> **Given request**
Repeat the listing that follows, character for character, minus the pictures.

>> Start

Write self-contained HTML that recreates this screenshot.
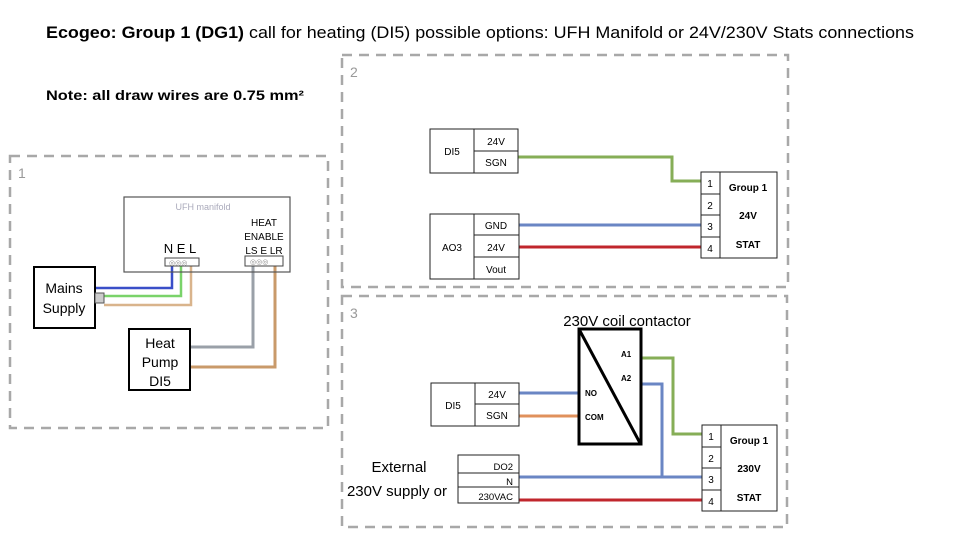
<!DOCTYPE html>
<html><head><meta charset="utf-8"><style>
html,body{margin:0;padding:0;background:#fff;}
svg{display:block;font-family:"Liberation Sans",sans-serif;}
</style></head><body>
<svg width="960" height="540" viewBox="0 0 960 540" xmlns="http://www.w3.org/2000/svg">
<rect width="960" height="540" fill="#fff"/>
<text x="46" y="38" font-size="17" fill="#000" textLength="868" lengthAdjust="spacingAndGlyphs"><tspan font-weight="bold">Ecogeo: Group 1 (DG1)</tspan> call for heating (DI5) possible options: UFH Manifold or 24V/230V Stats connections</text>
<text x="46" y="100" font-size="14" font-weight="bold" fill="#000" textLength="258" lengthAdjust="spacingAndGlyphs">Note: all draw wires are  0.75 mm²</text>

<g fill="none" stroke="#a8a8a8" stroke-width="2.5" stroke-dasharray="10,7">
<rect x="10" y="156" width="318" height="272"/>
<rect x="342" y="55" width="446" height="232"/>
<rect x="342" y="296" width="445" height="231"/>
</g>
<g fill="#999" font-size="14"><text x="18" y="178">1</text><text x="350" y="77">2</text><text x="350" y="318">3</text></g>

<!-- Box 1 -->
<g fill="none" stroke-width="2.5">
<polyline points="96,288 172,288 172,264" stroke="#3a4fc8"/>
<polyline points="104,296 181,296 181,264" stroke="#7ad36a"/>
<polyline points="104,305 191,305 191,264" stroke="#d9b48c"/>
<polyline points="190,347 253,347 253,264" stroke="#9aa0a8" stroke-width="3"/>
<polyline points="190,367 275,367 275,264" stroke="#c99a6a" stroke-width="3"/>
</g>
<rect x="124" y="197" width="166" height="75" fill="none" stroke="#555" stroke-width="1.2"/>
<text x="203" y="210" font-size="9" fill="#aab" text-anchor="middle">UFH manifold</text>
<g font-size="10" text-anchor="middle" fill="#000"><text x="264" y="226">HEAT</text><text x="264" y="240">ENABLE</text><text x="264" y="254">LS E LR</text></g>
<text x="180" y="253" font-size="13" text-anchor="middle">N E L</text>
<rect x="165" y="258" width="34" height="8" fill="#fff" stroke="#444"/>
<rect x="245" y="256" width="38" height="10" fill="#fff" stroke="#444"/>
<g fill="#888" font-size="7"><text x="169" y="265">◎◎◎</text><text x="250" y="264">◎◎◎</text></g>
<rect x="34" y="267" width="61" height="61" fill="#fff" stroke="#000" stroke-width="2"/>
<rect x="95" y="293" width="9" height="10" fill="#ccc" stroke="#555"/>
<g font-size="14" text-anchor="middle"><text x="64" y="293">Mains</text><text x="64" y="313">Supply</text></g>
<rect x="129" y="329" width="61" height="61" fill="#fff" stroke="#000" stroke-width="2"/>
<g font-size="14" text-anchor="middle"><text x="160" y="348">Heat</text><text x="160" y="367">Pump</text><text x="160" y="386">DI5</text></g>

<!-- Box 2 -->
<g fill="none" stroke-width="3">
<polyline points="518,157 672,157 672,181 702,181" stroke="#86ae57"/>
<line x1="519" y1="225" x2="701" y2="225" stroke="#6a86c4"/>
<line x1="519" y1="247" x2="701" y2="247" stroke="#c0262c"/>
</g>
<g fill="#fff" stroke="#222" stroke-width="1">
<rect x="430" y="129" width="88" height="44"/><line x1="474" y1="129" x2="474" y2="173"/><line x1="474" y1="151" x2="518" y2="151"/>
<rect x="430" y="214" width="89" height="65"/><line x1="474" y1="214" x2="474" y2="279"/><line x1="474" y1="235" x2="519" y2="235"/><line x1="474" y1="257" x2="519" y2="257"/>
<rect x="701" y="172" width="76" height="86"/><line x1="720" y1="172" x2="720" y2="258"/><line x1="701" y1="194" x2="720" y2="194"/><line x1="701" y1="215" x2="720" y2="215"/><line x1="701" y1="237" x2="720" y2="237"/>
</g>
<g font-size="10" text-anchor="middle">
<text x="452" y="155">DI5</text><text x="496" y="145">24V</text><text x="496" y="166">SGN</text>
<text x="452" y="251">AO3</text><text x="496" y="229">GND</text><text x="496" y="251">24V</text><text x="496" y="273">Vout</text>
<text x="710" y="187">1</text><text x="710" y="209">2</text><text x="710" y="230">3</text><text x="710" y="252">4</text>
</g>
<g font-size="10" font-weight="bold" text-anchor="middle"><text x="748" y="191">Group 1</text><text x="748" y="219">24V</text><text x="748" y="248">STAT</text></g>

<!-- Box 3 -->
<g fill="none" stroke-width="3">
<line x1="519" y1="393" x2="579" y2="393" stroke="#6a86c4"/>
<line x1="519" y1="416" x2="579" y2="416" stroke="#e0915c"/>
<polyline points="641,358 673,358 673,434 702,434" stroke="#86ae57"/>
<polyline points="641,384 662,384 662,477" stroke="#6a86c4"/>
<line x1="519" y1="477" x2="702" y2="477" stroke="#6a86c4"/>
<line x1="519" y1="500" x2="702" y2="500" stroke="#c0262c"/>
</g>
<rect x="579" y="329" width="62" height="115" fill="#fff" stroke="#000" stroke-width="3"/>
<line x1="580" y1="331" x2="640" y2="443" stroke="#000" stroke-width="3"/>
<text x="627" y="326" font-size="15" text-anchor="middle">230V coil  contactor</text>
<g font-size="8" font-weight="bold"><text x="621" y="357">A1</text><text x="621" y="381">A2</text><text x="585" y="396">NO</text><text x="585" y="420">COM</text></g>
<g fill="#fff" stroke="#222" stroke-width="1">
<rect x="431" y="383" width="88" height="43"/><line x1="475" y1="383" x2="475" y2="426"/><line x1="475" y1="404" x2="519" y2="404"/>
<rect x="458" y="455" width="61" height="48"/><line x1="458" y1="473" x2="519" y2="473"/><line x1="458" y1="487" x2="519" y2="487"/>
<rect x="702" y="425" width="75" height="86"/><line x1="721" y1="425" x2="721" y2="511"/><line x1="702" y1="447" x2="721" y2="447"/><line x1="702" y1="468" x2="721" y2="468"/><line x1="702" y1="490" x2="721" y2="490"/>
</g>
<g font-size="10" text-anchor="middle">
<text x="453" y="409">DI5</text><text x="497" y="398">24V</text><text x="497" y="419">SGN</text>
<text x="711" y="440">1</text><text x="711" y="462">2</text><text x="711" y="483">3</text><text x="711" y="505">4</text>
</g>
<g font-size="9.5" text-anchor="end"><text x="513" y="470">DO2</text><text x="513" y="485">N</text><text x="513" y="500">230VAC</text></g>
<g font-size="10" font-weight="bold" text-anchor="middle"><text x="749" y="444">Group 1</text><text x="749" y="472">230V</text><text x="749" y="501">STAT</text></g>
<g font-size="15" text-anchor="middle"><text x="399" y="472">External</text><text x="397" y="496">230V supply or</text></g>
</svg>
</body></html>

>> End

> **Full output**
Write self-contained HTML that recreates this screenshot.
<!DOCTYPE html>
<html><head><meta charset="utf-8"><style>
html,body{margin:0;padding:0;background:#fff;}
svg{display:block;font-family:"Liberation Sans",sans-serif;}
</style></head><body>
<svg width="960" height="540" viewBox="0 0 960 540" xmlns="http://www.w3.org/2000/svg">
<rect width="960" height="540" fill="#fff"/>
<text x="46" y="38" font-size="17" fill="#000" textLength="868" lengthAdjust="spacingAndGlyphs"><tspan font-weight="bold">Ecogeo: Group 1 (DG1)</tspan> call for heating (DI5) possible options: UFH Manifold or 24V/230V Stats connections</text>
<text x="46" y="100" font-size="14" font-weight="bold" fill="#000" textLength="258" lengthAdjust="spacingAndGlyphs">Note: all draw wires are  0.75 mm²</text>

<g fill="none" stroke="#a8a8a8" stroke-width="2.5" stroke-dasharray="10,7">
<rect x="10" y="156" width="318" height="272"/>
<rect x="342" y="55" width="446" height="232"/>
<rect x="342" y="296" width="445" height="231"/>
</g>
<g fill="#999" font-size="14"><text x="18" y="178">1</text><text x="350" y="77">2</text><text x="350" y="318">3</text></g>

<!-- Box 1 -->
<g fill="none" stroke-width="2.5">
<polyline points="96,288 172,288 172,264" stroke="#3a4fc8"/>
<polyline points="104,296 181,296 181,264" stroke="#7ad36a"/>
<polyline points="104,305 191,305 191,264" stroke="#d9b48c"/>
<polyline points="190,347 253,347 253,264" stroke="#9aa0a8" stroke-width="3"/>
<polyline points="190,367 275,367 275,264" stroke="#c99a6a" stroke-width="3"/>
</g>
<rect x="124" y="197" width="166" height="75" fill="none" stroke="#555" stroke-width="1.2"/>
<text x="203" y="210" font-size="9" fill="#aab" text-anchor="middle">UFH manifold</text>
<g font-size="10" text-anchor="middle" fill="#000"><text x="264" y="226">HEAT</text><text x="264" y="240">ENABLE</text><text x="264" y="254">LS E LR</text></g>
<text x="180" y="253" font-size="13" text-anchor="middle">N E L</text>
<rect x="165" y="258" width="34" height="8" fill="#fff" stroke="#444"/>
<rect x="245" y="256" width="38" height="10" fill="#fff" stroke="#444"/>
<g fill="#888" font-size="7"><text x="169" y="265">◎◎◎</text><text x="250" y="264">◎◎◎</text></g>
<rect x="34" y="267" width="61" height="61" fill="#fff" stroke="#000" stroke-width="2"/>
<rect x="95" y="293" width="9" height="10" fill="#ccc" stroke="#555"/>
<g font-size="14" text-anchor="middle"><text x="64" y="293">Mains</text><text x="64" y="313">Supply</text></g>
<rect x="129" y="329" width="61" height="61" fill="#fff" stroke="#000" stroke-width="2"/>
<g font-size="14" text-anchor="middle"><text x="160" y="348">Heat</text><text x="160" y="367">Pump</text><text x="160" y="386">DI5</text></g>

<!-- Box 2 -->
<g fill="none" stroke-width="3">
<polyline points="518,157 672,157 672,181 702,181" stroke="#86ae57"/>
<line x1="519" y1="225" x2="701" y2="225" stroke="#6a86c4"/>
<line x1="519" y1="247" x2="701" y2="247" stroke="#c0262c"/>
</g>
<g fill="#fff" stroke="#222" stroke-width="1">
<rect x="430" y="129" width="88" height="44"/><line x1="474" y1="129" x2="474" y2="173"/><line x1="474" y1="151" x2="518" y2="151"/>
<rect x="430" y="214" width="89" height="65"/><line x1="474" y1="214" x2="474" y2="279"/><line x1="474" y1="235" x2="519" y2="235"/><line x1="474" y1="257" x2="519" y2="257"/>
<rect x="701" y="172" width="76" height="86"/><line x1="720" y1="172" x2="720" y2="258"/><line x1="701" y1="194" x2="720" y2="194"/><line x1="701" y1="215" x2="720" y2="215"/><line x1="701" y1="237" x2="720" y2="237"/>
</g>
<g font-size="10" text-anchor="middle">
<text x="452" y="155">DI5</text><text x="496" y="145">24V</text><text x="496" y="166">SGN</text>
<text x="452" y="251">AO3</text><text x="496" y="229">GND</text><text x="496" y="251">24V</text><text x="496" y="273">Vout</text>
<text x="710" y="187">1</text><text x="710" y="209">2</text><text x="710" y="230">3</text><text x="710" y="252">4</text>
</g>
<g font-size="10" font-weight="bold" text-anchor="middle"><text x="748" y="191">Group 1</text><text x="748" y="219">24V</text><text x="748" y="248">STAT</text></g>

<!-- Box 3 -->
<g fill="none" stroke-width="3">
<line x1="519" y1="393" x2="579" y2="393" stroke="#6a86c4"/>
<line x1="519" y1="416" x2="579" y2="416" stroke="#e0915c"/>
<polyline points="641,358 673,358 673,434 702,434" stroke="#86ae57"/>
<polyline points="641,384 662,384 662,477" stroke="#6a86c4"/>
<line x1="519" y1="477" x2="702" y2="477" stroke="#6a86c4"/>
<line x1="519" y1="500" x2="702" y2="500" stroke="#c0262c"/>
</g>
<rect x="579" y="329" width="62" height="115" fill="#fff" stroke="#000" stroke-width="3"/>
<line x1="580" y1="331" x2="640" y2="443" stroke="#000" stroke-width="3"/>
<text x="627" y="326" font-size="15" text-anchor="middle">230V coil  contactor</text>
<g font-size="8" font-weight="bold"><text x="621" y="357">A1</text><text x="621" y="381">A2</text><text x="585" y="396">NO</text><text x="585" y="420">COM</text></g>
<g fill="#fff" stroke="#222" stroke-width="1">
<rect x="431" y="383" width="88" height="43"/><line x1="475" y1="383" x2="475" y2="426"/><line x1="475" y1="404" x2="519" y2="404"/>
<rect x="458" y="455" width="61" height="48"/><line x1="458" y1="473" x2="519" y2="473"/><line x1="458" y1="487" x2="519" y2="487"/>
<rect x="702" y="425" width="75" height="86"/><line x1="721" y1="425" x2="721" y2="511"/><line x1="702" y1="447" x2="721" y2="447"/><line x1="702" y1="468" x2="721" y2="468"/><line x1="702" y1="490" x2="721" y2="490"/>
</g>
<g font-size="10" text-anchor="middle">
<text x="453" y="409">DI5</text><text x="497" y="398">24V</text><text x="497" y="419">SGN</text>
<text x="711" y="440">1</text><text x="711" y="462">2</text><text x="711" y="483">3</text><text x="711" y="505">4</text>
</g>
<g font-size="9.5" text-anchor="end"><text x="513" y="470">DO2</text><text x="513" y="485">N</text><text x="513" y="500">230VAC</text></g>
<g font-size="10" font-weight="bold" text-anchor="middle"><text x="749" y="444">Group 1</text><text x="749" y="472">230V</text><text x="749" y="501">STAT</text></g>
<g font-size="15" text-anchor="middle"><text x="399" y="472">External</text><text x="397" y="496">230V supply or</text></g>
</svg>
</body></html>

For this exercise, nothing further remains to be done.